BY JAMIE FOSTER
BBC Countryfile has upset a boatload of viewers by its biased piece on Brexit and how it will affect farmers:
Adam Henson was interviewing a family of beef farmers who said Brexit had cast a shadow over the industry. They said that halving the tariffs in place to protect EU beef from imports would make it unsustainable to produce UK beef. The segment left the impression that Brexit was bad for farming. Viewers took to Twitter to express their anger saying that the piece was biased as it had only spoken to a Brexit farmer for 20 seconds while it spent five minutes with a Remain farmer.
The BBC’s coverage has been solidly anti-Brexit since the referendum. Let’s be honest, Countryfile’s latest offering is just one in a long line of Brexit scare stories. The show’s editorial position is “how can we introduce a Brexit story that will show Brexit in a bad light?” While no one enjoys the uncertainty of the current position, there is no reason why Brexit shouldn’t be good for farmers in the long run. As free trade markets open up post Brexit, farmers will have more and bigger markets to sell their products into. This will provide a great opportunity for farmers to take advantage of.
Why can’t programmes like Countryfile show the upbeat possibilities of Brexit? It would only take a shift in the editorial attitude for the BBC to concentrate on the real potential of Brexit. This is something the BBC would never do. It is a real shame that in regards to an industry as entrepreneurial and innovative as the farming industry no one is looking at the ways in which farmers can benefit from the opportunities of Brexit.
Countryfile is a programme that has long lost the trust of the rural community. It has concentrated for too long on subjects to appeal to its urban-based audience. It treats the countryside like Disneyland – finding ways in which it can entertain town-based viewers. The real concerns and issues of the countryside are never touched upon.
How does the BBC think they can get away with such a one sided editorial policy? The arrogance of the corporation is breath-taking. It is typical of the BBC to take this approach. They are similarly one sided in regard to American imports, broadcasting scare stories about chlorinated chicken. What they fail to report is that the recent Listeria deaths in hospitals in the UK would be unlikely to happen in the US because their chicken has been pre-washed with antimicrobials that kill Listeria.

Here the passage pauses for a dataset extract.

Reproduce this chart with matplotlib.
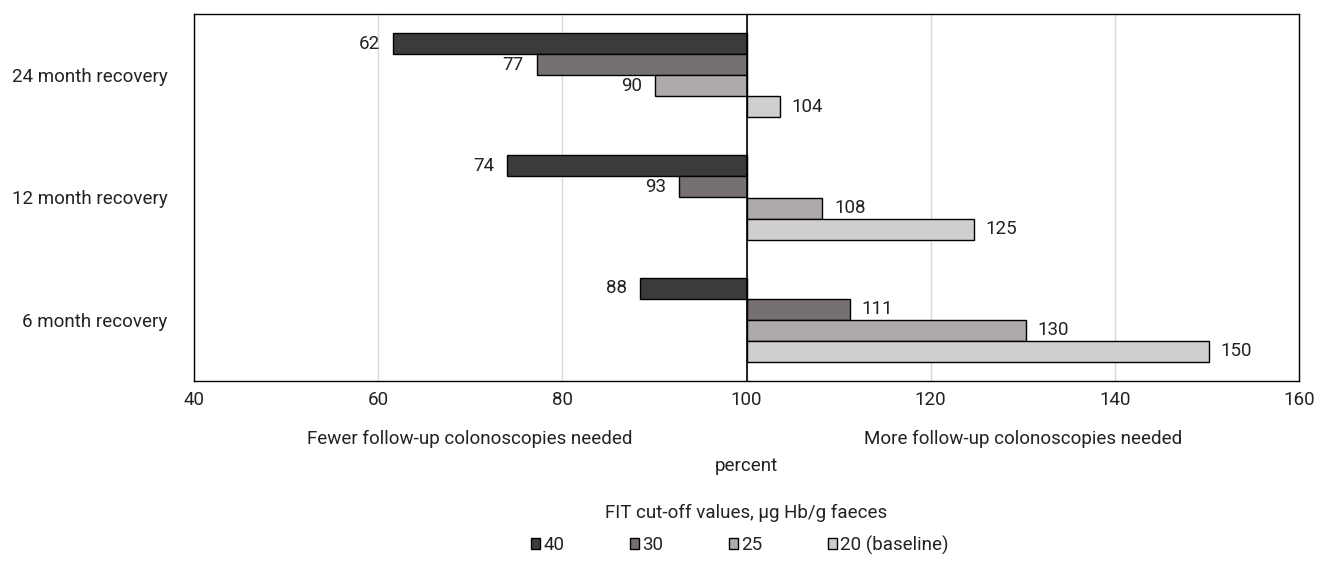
import matplotlib.pyplot as plt
import numpy as np

plt.rcParams['font.family'] = ['Roboto', 'DejaVu Sans']

categories = ["24 month recovery", "12 month recovery", "6 month recovery"]
series = ["40", "30", "25", "20 (baseline)"]
values = {
    "40": [61.6, 74.0, 88.4],
    "30": [77.2, 92.7, 111.2],
    "25": [90.1, 108.2, 130.3],
    "20 (baseline)": [103.6, 124.7, 150.2],
}
labels = {
    "40": [62, 74, 88],
    "30": [77, 93, 111],
    "25": [90, 108, 130],
    "20 (baseline)": [104, 125, 150],
}
colors = ["#3d3b3a", "#767170", "#aeaaa9", "#d0cecf"]
fs = 13.5
tc = "#222222"

fig = plt.figure(figsize=(13.17, 5.65), dpi=100)
ax = fig.add_axes([194 / 1317, 1 - 381 / 565, 1105 / 1317, 367 / 565])

base = 100
h = 0.172
y0 = np.arange(len(categories))
for i, s in enumerate(series):
    y = y0 + (i - 1.5) * h
    v = np.array(values[s])
    ax.barh(y, v - base, left=base, height=h, color=colors[i],
            edgecolor="black", linewidth=1.0, zorder=3, label=s)
    for yy, vv, lab in zip(y, v, labels[s]):
        if vv < base:
            ax.text(vv - 1.4, yy, str(lab), ha="right", va="center", fontsize=fs, color=tc)
        else:
            ax.text(vv + 1.3, yy, str(lab), ha="left", va="center", fontsize=fs, color=tc)

ax.set_xlim(40, 160)
ax.set_ylim(2.5, -0.5)
ax.set_yticks(y0)
ax.set_yticklabels(categories, fontsize=fs, color=tc)
ax.set_xticks([40, 60, 80, 100, 120, 140, 160])
ax.tick_params(axis="x", labelsize=fs, length=0, pad=7, colors=tc)
ax.tick_params(axis="y", length=0, pad=19)
ax.grid(axis="x", color="#d9d9d9", linewidth=1.0, zorder=0)
ax.axvline(100, color="black", linewidth=1.2, zorder=4)
for sp in ax.spines.values():
    sp.set_color("black")
    sp.set_linewidth(1.0)

fig.text(470 / 1317, 1 - 439 / 565, "Fewer follow-up colonoscopies needed", ha="center", va="center", fontsize=fs, color=tc)
fig.text(1023 / 1317, 1 - 439 / 565, "More follow-up colonoscopies needed", ha="center", va="center", fontsize=fs, color=tc)
fig.text(746 / 1317, 1 - 466 / 565, "percent", ha="center", va="center", fontsize=fs, color=tc)
fig.text(746 / 1317, 1 - 513 / 565, "FIT cut-off values, µg Hb/g faeces", ha="center", va="center", fontsize=fs, color=tc)

leg = fig.legend(loc="center left", bbox_to_anchor=(531 / 1317, 1 - 545 / 565), ncol=4, frameon=False,
                 fontsize=fs, handlelength=0.5, handleheight=0.5, handletextpad=0.15,
                 columnspacing=3.5, borderpad=0, borderaxespad=0)
for t in leg.get_texts():
    t.set_color(tc)

fig.savefig("out.png", dpi=100)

It is about time that the BBC stopped treating us like idiots. The constant stream of Brexit scare stories are tiresome in the extreme. What the country needs are some people willing to talk about the advantages to this country of leaving the EU. Otherwise we are conning ourselves into only seeing the bleak side of Brexit.
The BBC needs to sort out Countryfile and start looking into stories that are genuinely of interest to rural Britain. It needs to stop using the countryside as a backdrop for its tired message on Brexit or yet more country-dwellers will give up on the BBC – increasing numbers cannot be bothered to pay the TV licence.